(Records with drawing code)
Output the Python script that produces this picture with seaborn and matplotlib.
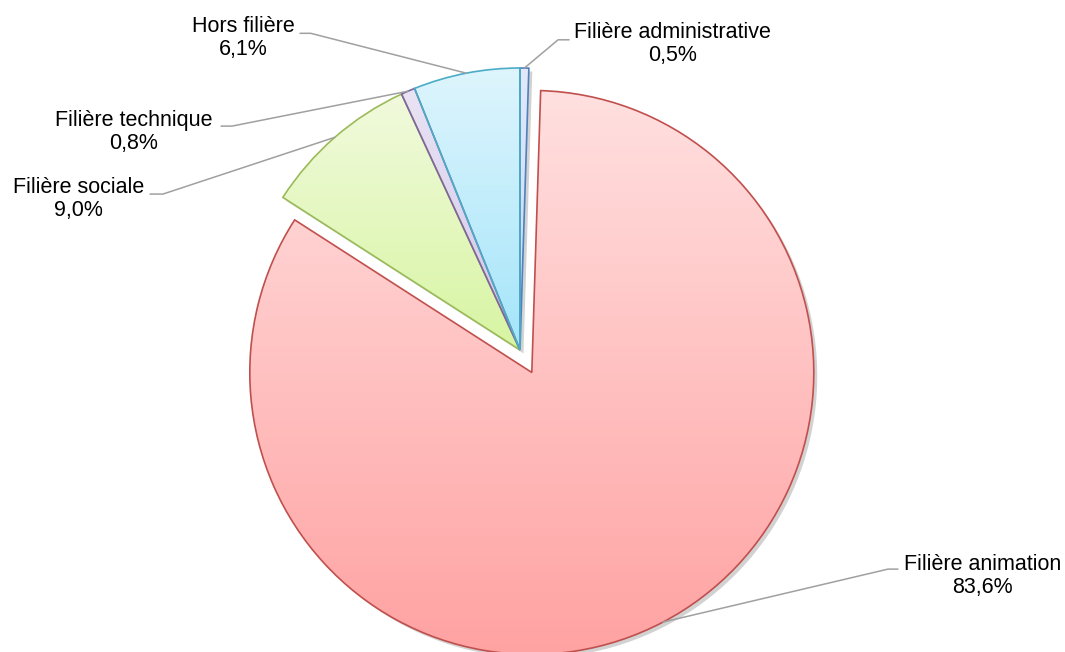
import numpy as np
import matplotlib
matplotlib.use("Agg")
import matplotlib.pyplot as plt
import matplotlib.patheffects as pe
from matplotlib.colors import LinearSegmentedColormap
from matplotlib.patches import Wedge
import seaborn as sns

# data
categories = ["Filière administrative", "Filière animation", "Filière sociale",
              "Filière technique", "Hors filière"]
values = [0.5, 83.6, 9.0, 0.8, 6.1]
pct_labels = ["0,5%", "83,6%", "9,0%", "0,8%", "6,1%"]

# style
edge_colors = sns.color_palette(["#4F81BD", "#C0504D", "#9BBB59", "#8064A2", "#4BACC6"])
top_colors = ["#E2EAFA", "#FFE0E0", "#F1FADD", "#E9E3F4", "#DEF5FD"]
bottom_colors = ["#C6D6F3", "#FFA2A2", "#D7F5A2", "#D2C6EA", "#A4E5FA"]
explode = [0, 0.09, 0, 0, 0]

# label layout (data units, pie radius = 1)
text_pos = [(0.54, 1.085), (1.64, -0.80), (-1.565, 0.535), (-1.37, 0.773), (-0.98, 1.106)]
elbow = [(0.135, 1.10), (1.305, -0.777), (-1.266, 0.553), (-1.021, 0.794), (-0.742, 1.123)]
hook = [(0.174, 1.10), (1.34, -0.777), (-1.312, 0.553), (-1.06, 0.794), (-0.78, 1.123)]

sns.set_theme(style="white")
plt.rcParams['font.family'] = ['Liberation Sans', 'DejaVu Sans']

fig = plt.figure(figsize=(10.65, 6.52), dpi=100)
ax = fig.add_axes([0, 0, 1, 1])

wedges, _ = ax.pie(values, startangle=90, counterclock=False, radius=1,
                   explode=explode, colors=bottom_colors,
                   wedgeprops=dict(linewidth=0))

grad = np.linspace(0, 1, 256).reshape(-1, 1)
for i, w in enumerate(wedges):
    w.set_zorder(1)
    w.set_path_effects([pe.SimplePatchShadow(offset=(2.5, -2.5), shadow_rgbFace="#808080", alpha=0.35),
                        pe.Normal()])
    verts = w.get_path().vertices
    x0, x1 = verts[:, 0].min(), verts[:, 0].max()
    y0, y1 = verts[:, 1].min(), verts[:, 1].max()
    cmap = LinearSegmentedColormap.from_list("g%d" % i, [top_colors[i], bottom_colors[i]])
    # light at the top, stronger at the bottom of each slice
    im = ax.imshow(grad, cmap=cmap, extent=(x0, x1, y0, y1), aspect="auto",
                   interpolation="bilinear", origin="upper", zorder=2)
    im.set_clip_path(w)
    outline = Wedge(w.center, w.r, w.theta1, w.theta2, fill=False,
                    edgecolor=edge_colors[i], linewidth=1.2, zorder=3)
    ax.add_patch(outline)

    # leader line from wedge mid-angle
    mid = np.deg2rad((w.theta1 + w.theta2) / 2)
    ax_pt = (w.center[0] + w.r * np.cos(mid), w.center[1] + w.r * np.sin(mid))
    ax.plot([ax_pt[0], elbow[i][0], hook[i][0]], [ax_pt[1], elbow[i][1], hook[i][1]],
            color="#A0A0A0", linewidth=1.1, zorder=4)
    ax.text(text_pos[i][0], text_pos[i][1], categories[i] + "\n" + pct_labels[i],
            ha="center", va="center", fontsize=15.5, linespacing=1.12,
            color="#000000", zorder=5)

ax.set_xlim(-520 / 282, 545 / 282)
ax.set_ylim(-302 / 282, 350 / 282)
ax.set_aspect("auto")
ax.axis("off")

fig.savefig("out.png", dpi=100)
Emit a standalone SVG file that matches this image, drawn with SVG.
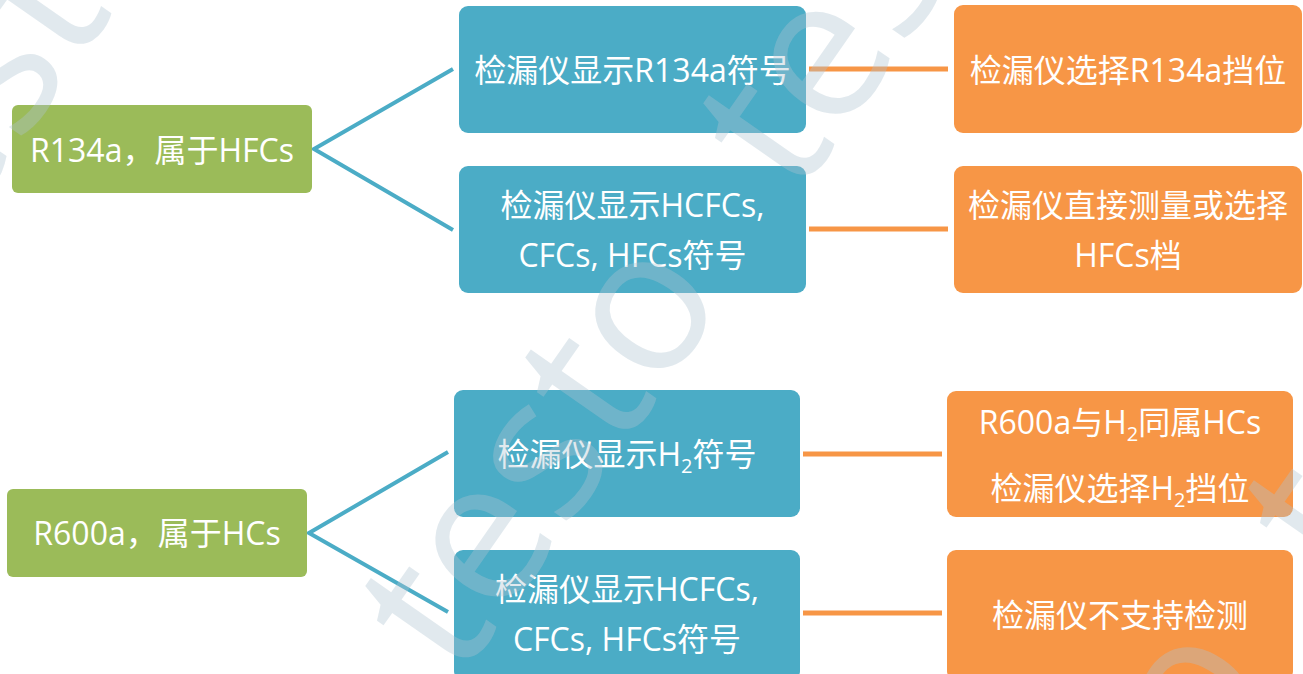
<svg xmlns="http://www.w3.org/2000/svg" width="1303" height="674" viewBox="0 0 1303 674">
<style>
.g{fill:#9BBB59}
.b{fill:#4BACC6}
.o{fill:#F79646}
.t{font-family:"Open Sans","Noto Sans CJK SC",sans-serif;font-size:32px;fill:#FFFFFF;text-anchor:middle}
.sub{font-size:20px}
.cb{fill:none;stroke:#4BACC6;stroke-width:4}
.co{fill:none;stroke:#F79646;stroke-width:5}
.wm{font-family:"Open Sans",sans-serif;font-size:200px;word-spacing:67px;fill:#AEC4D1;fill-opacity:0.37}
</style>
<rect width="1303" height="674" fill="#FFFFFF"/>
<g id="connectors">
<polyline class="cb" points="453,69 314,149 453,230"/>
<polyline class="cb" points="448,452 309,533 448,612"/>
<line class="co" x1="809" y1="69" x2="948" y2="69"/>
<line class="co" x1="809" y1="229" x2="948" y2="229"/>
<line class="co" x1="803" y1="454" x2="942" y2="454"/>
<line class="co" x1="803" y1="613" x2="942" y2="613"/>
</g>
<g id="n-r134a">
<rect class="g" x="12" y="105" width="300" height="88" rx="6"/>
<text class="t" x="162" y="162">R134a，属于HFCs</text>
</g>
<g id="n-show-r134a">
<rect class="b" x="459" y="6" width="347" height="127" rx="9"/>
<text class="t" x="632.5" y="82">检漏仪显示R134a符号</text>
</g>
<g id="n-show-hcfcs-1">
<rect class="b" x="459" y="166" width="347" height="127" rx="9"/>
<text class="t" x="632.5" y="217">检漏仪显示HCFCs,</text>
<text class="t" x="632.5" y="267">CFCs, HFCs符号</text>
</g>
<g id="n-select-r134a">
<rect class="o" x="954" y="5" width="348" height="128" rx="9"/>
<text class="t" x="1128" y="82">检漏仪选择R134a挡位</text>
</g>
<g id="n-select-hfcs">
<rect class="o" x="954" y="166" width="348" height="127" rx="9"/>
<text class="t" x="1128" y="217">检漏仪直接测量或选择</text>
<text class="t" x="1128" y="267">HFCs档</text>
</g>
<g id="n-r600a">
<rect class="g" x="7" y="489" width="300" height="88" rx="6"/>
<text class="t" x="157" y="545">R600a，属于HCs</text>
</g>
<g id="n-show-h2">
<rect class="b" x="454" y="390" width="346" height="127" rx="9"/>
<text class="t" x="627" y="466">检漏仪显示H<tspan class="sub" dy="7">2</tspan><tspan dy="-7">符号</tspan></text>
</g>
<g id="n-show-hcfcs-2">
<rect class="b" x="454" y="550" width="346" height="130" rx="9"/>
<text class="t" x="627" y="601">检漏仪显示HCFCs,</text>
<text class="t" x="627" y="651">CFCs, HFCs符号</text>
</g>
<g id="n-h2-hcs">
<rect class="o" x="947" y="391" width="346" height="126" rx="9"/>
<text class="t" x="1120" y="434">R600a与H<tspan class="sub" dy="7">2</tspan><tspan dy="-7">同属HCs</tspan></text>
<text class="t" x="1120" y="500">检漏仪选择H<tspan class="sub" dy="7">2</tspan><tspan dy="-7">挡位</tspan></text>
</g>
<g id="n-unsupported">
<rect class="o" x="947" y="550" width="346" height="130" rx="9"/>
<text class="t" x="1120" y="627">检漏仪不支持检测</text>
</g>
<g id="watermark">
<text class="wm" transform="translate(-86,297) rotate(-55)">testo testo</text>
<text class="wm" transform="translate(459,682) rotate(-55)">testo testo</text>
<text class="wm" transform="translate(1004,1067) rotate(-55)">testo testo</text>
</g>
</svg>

• **GIVEN REQUEST**:
Reproduce every record above exactly, but leave out the pictures.

• **EXERCISE RESPONSE**:
Output the Python script that produces this picture with seaborn and matplotlib.
import numpy as np
import matplotlib
matplotlib.use("Agg")
import matplotlib.pyplot as plt
import matplotlib.patheffects as pe
from matplotlib.colors import LinearSegmentedColormap
from matplotlib.patches import Wedge
import seaborn as sns

# data
categories = ["Filière administrative", "Filière animation", "Filière sociale",
              "Filière technique", "Hors filière"]
values = [0.5, 83.6, 9.0, 0.8, 6.1]
pct_labels = ["0,5%", "83,6%", "9,0%", "0,8%", "6,1%"]

# style
edge_colors = sns.color_palette(["#4F81BD", "#C0504D", "#9BBB59", "#8064A2", "#4BACC6"])
top_colors = ["#E2EAFA", "#FFE0E0", "#F1FADD", "#E9E3F4", "#DEF5FD"]
bottom_colors = ["#C6D6F3", "#FFA2A2", "#D7F5A2", "#D2C6EA", "#A4E5FA"]
explode = [0, 0.09, 0, 0, 0]

# label layout (data units, pie radius = 1)
text_pos = [(0.54, 1.085), (1.64, -0.80), (-1.565, 0.535), (-1.37, 0.773), (-0.98, 1.106)]
elbow = [(0.135, 1.10), (1.305, -0.777), (-1.266, 0.553), (-1.021, 0.794), (-0.742, 1.123)]
hook = [(0.174, 1.10), (1.34, -0.777), (-1.312, 0.553), (-1.06, 0.794), (-0.78, 1.123)]

sns.set_theme(style="white")
plt.rcParams['font.family'] = ['Liberation Sans', 'DejaVu Sans']

fig = plt.figure(figsize=(10.65, 6.52), dpi=100)
ax = fig.add_axes([0, 0, 1, 1])

wedges, _ = ax.pie(values, startangle=90, counterclock=False, radius=1,
                   explode=explode, colors=bottom_colors,
                   wedgeprops=dict(linewidth=0))

grad = np.linspace(0, 1, 256).reshape(-1, 1)
for i, w in enumerate(wedges):
    w.set_zorder(1)
    w.set_path_effects([pe.SimplePatchShadow(offset=(2.5, -2.5), shadow_rgbFace="#808080", alpha=0.35),
                        pe.Normal()])
    verts = w.get_path().vertices
    x0, x1 = verts[:, 0].min(), verts[:, 0].max()
    y0, y1 = verts[:, 1].min(), verts[:, 1].max()
    cmap = LinearSegmentedColormap.from_list("g%d" % i, [top_colors[i], bottom_colors[i]])
    # light at the top, stronger at the bottom of each slice
    im = ax.imshow(grad, cmap=cmap, extent=(x0, x1, y0, y1), aspect="auto",
                   interpolation="bilinear", origin="upper", zorder=2)
    im.set_clip_path(w)
    outline = Wedge(w.center, w.r, w.theta1, w.theta2, fill=False,
                    edgecolor=edge_colors[i], linewidth=1.2, zorder=3)
    ax.add_patch(outline)

    # leader line from wedge mid-angle
    mid = np.deg2rad((w.theta1 + w.theta2) / 2)
    ax_pt = (w.center[0] + w.r * np.cos(mid), w.center[1] + w.r * np.sin(mid))
    ax.plot([ax_pt[0], elbow[i][0], hook[i][0]], [ax_pt[1], elbow[i][1], hook[i][1]],
            color="#A0A0A0", linewidth=1.1, zorder=4)
    ax.text(text_pos[i][0], text_pos[i][1], categories[i] + "\n" + pct_labels[i],
            ha="center", va="center", fontsize=15.5, linespacing=1.12,
            color="#000000", zorder=5)

ax.set_xlim(-520 / 282, 545 / 282)
ax.set_ylim(-302 / 282, 350 / 282)
ax.set_aspect("auto")
ax.axis("off")

fig.savefig("out.png", dpi=100)
Emit a standalone SVG file that matches this image, drawn with SVG.
<svg xmlns="http://www.w3.org/2000/svg" width="1303" height="674" viewBox="0 0 1303 674">
<style>
.g{fill:#9BBB59}
.b{fill:#4BACC6}
.o{fill:#F79646}
.t{font-family:"Open Sans","Noto Sans CJK SC",sans-serif;font-size:32px;fill:#FFFFFF;text-anchor:middle}
.sub{font-size:20px}
.cb{fill:none;stroke:#4BACC6;stroke-width:4}
.co{fill:none;stroke:#F79646;stroke-width:5}
.wm{font-family:"Open Sans",sans-serif;font-size:200px;word-spacing:67px;fill:#AEC4D1;fill-opacity:0.37}
</style>
<rect width="1303" height="674" fill="#FFFFFF"/>
<g id="connectors">
<polyline class="cb" points="453,69 314,149 453,230"/>
<polyline class="cb" points="448,452 309,533 448,612"/>
<line class="co" x1="809" y1="69" x2="948" y2="69"/>
<line class="co" x1="809" y1="229" x2="948" y2="229"/>
<line class="co" x1="803" y1="454" x2="942" y2="454"/>
<line class="co" x1="803" y1="613" x2="942" y2="613"/>
</g>
<g id="n-r134a">
<rect class="g" x="12" y="105" width="300" height="88" rx="6"/>
<text class="t" x="162" y="162">R134a，属于HFCs</text>
</g>
<g id="n-show-r134a">
<rect class="b" x="459" y="6" width="347" height="127" rx="9"/>
<text class="t" x="632.5" y="82">检漏仪显示R134a符号</text>
</g>
<g id="n-show-hcfcs-1">
<rect class="b" x="459" y="166" width="347" height="127" rx="9"/>
<text class="t" x="632.5" y="217">检漏仪显示HCFCs,</text>
<text class="t" x="632.5" y="267">CFCs, HFCs符号</text>
</g>
<g id="n-select-r134a">
<rect class="o" x="954" y="5" width="348" height="128" rx="9"/>
<text class="t" x="1128" y="82">检漏仪选择R134a挡位</text>
</g>
<g id="n-select-hfcs">
<rect class="o" x="954" y="166" width="348" height="127" rx="9"/>
<text class="t" x="1128" y="217">检漏仪直接测量或选择</text>
<text class="t" x="1128" y="267">HFCs档</text>
</g>
<g id="n-r600a">
<rect class="g" x="7" y="489" width="300" height="88" rx="6"/>
<text class="t" x="157" y="545">R600a，属于HCs</text>
</g>
<g id="n-show-h2">
<rect class="b" x="454" y="390" width="346" height="127" rx="9"/>
<text class="t" x="627" y="466">检漏仪显示H<tspan class="sub" dy="7">2</tspan><tspan dy="-7">符号</tspan></text>
</g>
<g id="n-show-hcfcs-2">
<rect class="b" x="454" y="550" width="346" height="130" rx="9"/>
<text class="t" x="627" y="601">检漏仪显示HCFCs,</text>
<text class="t" x="627" y="651">CFCs, HFCs符号</text>
</g>
<g id="n-h2-hcs">
<rect class="o" x="947" y="391" width="346" height="126" rx="9"/>
<text class="t" x="1120" y="434">R600a与H<tspan class="sub" dy="7">2</tspan><tspan dy="-7">同属HCs</tspan></text>
<text class="t" x="1120" y="500">检漏仪选择H<tspan class="sub" dy="7">2</tspan><tspan dy="-7">挡位</tspan></text>
</g>
<g id="n-unsupported">
<rect class="o" x="947" y="550" width="346" height="130" rx="9"/>
<text class="t" x="1120" y="627">检漏仪不支持检测</text>
</g>
<g id="watermark">
<text class="wm" transform="translate(-86,297) rotate(-55)">testo testo</text>
<text class="wm" transform="translate(459,682) rotate(-55)">testo testo</text>
<text class="wm" transform="translate(1004,1067) rotate(-55)">testo testo</text>
</g>
</svg>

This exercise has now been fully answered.